Start DATA TO USE

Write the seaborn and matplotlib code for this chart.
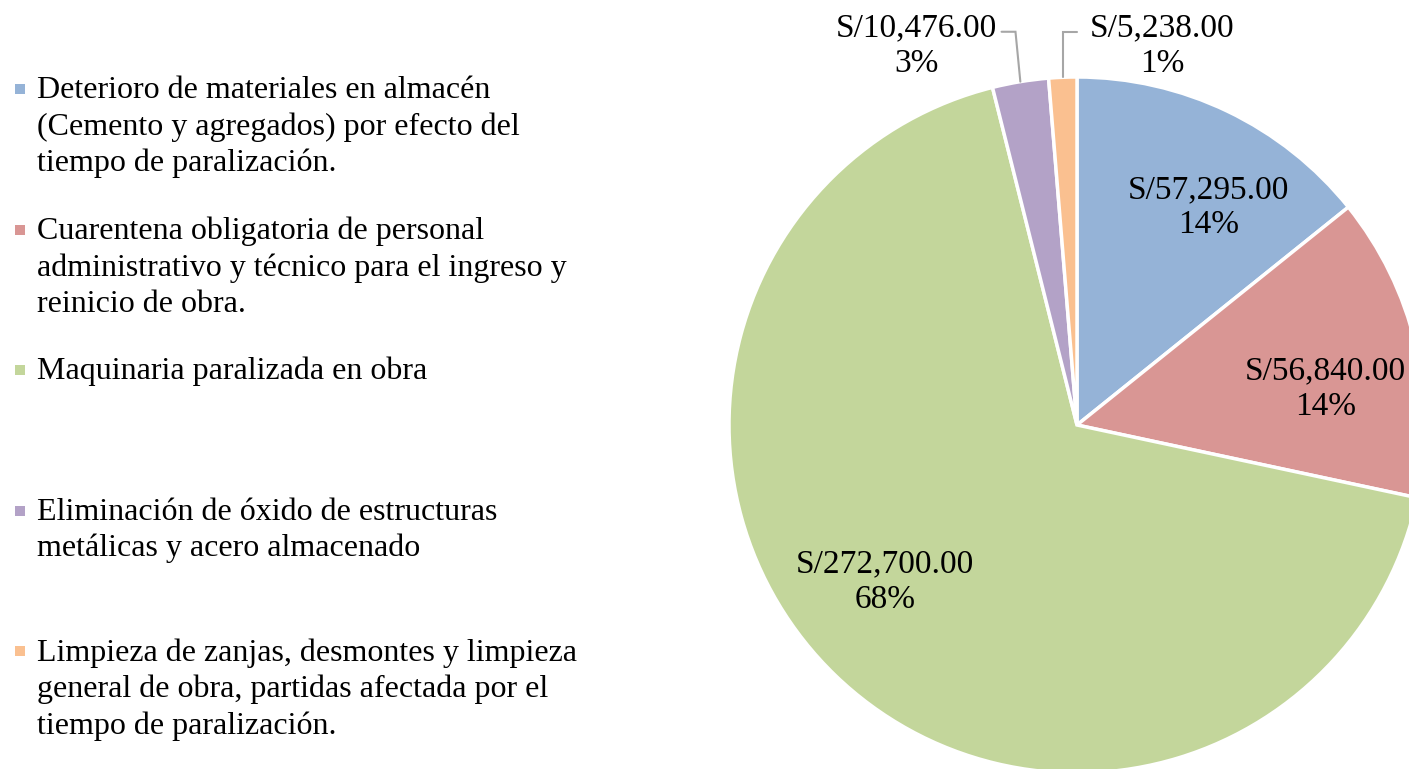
import numpy as np
import matplotlib
matplotlib.use('Agg')
import matplotlib.pyplot as plt
import seaborn as sns
from matplotlib.patches import Rectangle

# datos del gráfico
categorias = ['Deterioro de materiales en almacén\n(Cemento y agregados) por efecto del\ntiempo de paralización.',
              'Cuarentena obligatoria de personal\nadministrativo y técnico para el ingreso y\nreinicio de obra.',
              'Maquinaria paralizada en obra',
              'Eliminación de óxido de estructuras\nmetálicas y acero almacenado',
              'Limpieza de zanjas, desmontes y limpieza\ngeneral de obra, partidas afectada por el\ntiempo de paralización.']
montos = [57295.00, 56840.00, 272700.00, 10476.00, 5238.00]
colores = ['#95B3D7', '#D99694', '#C3D69B', '#B3A2C7', '#FAC090']

sns.set_theme(style='white')
plt.rcParams['font.family'] = ['Liberation Serif', 'DejaVu Serif']

W, H = 1409, 769
fig = plt.figure(figsize=(W / 100, H / 100), dpi=100)
fig.patch.set_facecolor('white')

# leyenda manual (columna izquierda)
ax_leg = fig.add_axes([0, 0, 1, 1])
ax_leg.set_xlim(0, W)
ax_leg.set_ylim(H, 0)
ax_leg.axis('off')
for i, (cat, col) in enumerate(zip(categorias, colores)):
    y0 = 76 + 140.5 * i
    ax_leg.add_patch(Rectangle((15, y0 + 8), 10, 10, facecolor=col, edgecolor='none'))
    ax_leg.text(37, y0, cat, fontsize=23, va='top', ha='left', linespacing=1.32, color='black')

# pastel
cx, cy, r = 1077, 425, 348
ax = fig.add_axes([(cx - r) / W, (H - cy - r) / H, 2 * r / W, 2 * r / H])
wedges, _ = ax.pie(montos, colors=colores, startangle=90, counterclock=False,
                   wedgeprops=dict(edgecolor='white', linewidth=2.5))
ax.set_xlim(-1, 1)
ax.set_ylim(-1, 1)
ax.set_aspect('auto')
ax.axis('off')

total = sum(montos)
for i, (w, v) in enumerate(zip(wedges, montos)):
    ang = np.deg2rad((w.theta1 + w.theta2) / 2)
    etiqueta = 'S/{:,.2f}\n{:.0f}%'.format(v, v / total * 100)
    if v / total > 0.05:
        d = 0.72
        a = ang - np.deg2rad(6)
        ax.text(d * np.cos(a), d * np.sin(a) + 0.012, etiqueta, fontsize=24,
                ha='center', va='center', linespacing=1.2, color='black')
    else:
        x0, y0 = np.cos(ang), np.sin(ang)
        lado = -1 if x0 < -0.1 else 1
        xe = x0 - 0.014 if lado < 0 else x0
        ax.plot([x0, xe, xe + lado * 0.04], [y0, 1.13, 1.13], color='#A6A6A6', lw=1.5,
                clip_on=False, solid_joinstyle='miter')
        xt = xe + lado * 0.045 + lado * 0.24
        ax.text(xt, 1.09, etiqueta, fontsize=24, ha='center', va='center',
                linespacing=1.2, color='black', clip_on=False)

fig.savefig('out.png', dpi=100, facecolor='white')
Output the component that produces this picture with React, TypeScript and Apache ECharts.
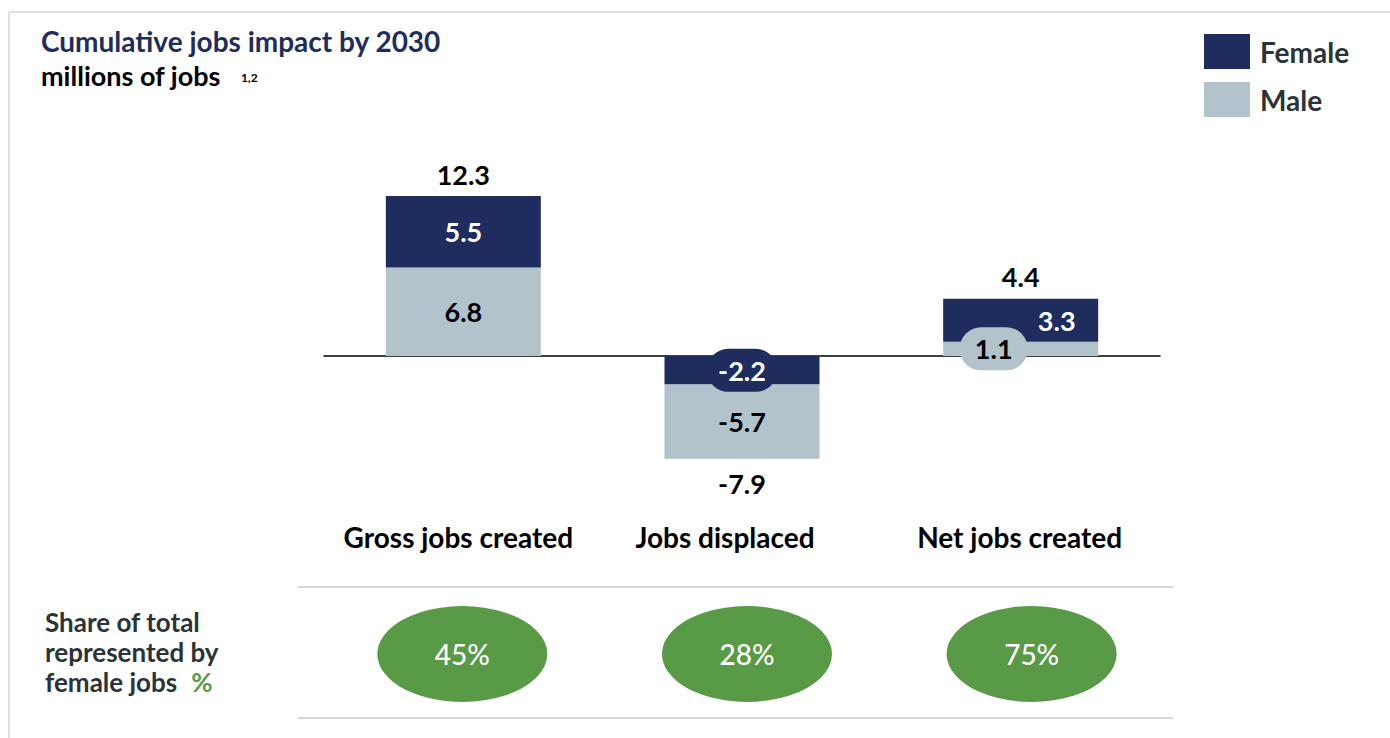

End DATA TO USE

Print all of the entries word for word. Skip any images they contain.

## WRITTEN RESPONSE
Write the seaborn and matplotlib code for this chart.
import numpy as np
import matplotlib
matplotlib.use('Agg')
import matplotlib.pyplot as plt
import seaborn as sns
from matplotlib.patches import Rectangle

# datos del gráfico
categorias = ['Deterioro de materiales en almacén\n(Cemento y agregados) por efecto del\ntiempo de paralización.',
              'Cuarentena obligatoria de personal\nadministrativo y técnico para el ingreso y\nreinicio de obra.',
              'Maquinaria paralizada en obra',
              'Eliminación de óxido de estructuras\nmetálicas y acero almacenado',
              'Limpieza de zanjas, desmontes y limpieza\ngeneral de obra, partidas afectada por el\ntiempo de paralización.']
montos = [57295.00, 56840.00, 272700.00, 10476.00, 5238.00]
colores = ['#95B3D7', '#D99694', '#C3D69B', '#B3A2C7', '#FAC090']

sns.set_theme(style='white')
plt.rcParams['font.family'] = ['Liberation Serif', 'DejaVu Serif']

W, H = 1409, 769
fig = plt.figure(figsize=(W / 100, H / 100), dpi=100)
fig.patch.set_facecolor('white')

# leyenda manual (columna izquierda)
ax_leg = fig.add_axes([0, 0, 1, 1])
ax_leg.set_xlim(0, W)
ax_leg.set_ylim(H, 0)
ax_leg.axis('off')
for i, (cat, col) in enumerate(zip(categorias, colores)):
    y0 = 76 + 140.5 * i
    ax_leg.add_patch(Rectangle((15, y0 + 8), 10, 10, facecolor=col, edgecolor='none'))
    ax_leg.text(37, y0, cat, fontsize=23, va='top', ha='left', linespacing=1.32, color='black')

# pastel
cx, cy, r = 1077, 425, 348
ax = fig.add_axes([(cx - r) / W, (H - cy - r) / H, 2 * r / W, 2 * r / H])
wedges, _ = ax.pie(montos, colors=colores, startangle=90, counterclock=False,
                   wedgeprops=dict(edgecolor='white', linewidth=2.5))
ax.set_xlim(-1, 1)
ax.set_ylim(-1, 1)
ax.set_aspect('auto')
ax.axis('off')

total = sum(montos)
for i, (w, v) in enumerate(zip(wedges, montos)):
    ang = np.deg2rad((w.theta1 + w.theta2) / 2)
    etiqueta = 'S/{:,.2f}\n{:.0f}%'.format(v, v / total * 100)
    if v / total > 0.05:
        d = 0.72
        a = ang - np.deg2rad(6)
        ax.text(d * np.cos(a), d * np.sin(a) + 0.012, etiqueta, fontsize=24,
                ha='center', va='center', linespacing=1.2, color='black')
    else:
        x0, y0 = np.cos(ang), np.sin(ang)
        lado = -1 if x0 < -0.1 else 1
        xe = x0 - 0.014 if lado < 0 else x0
        ax.plot([x0, xe, xe + lado * 0.04], [y0, 1.13, 1.13], color='#A6A6A6', lw=1.5,
                clip_on=False, solid_joinstyle='miter')
        xt = xe + lado * 0.045 + lado * 0.24
        ax.text(xt, 1.09, etiqueta, fontsize=24, ha='center', va='center',
                linespacing=1.2, color='black', clip_on=False)

fig.savefig('out.png', dpi=100, facecolor='white')
Output the component that produces this picture with React, TypeScript and Apache ECharts.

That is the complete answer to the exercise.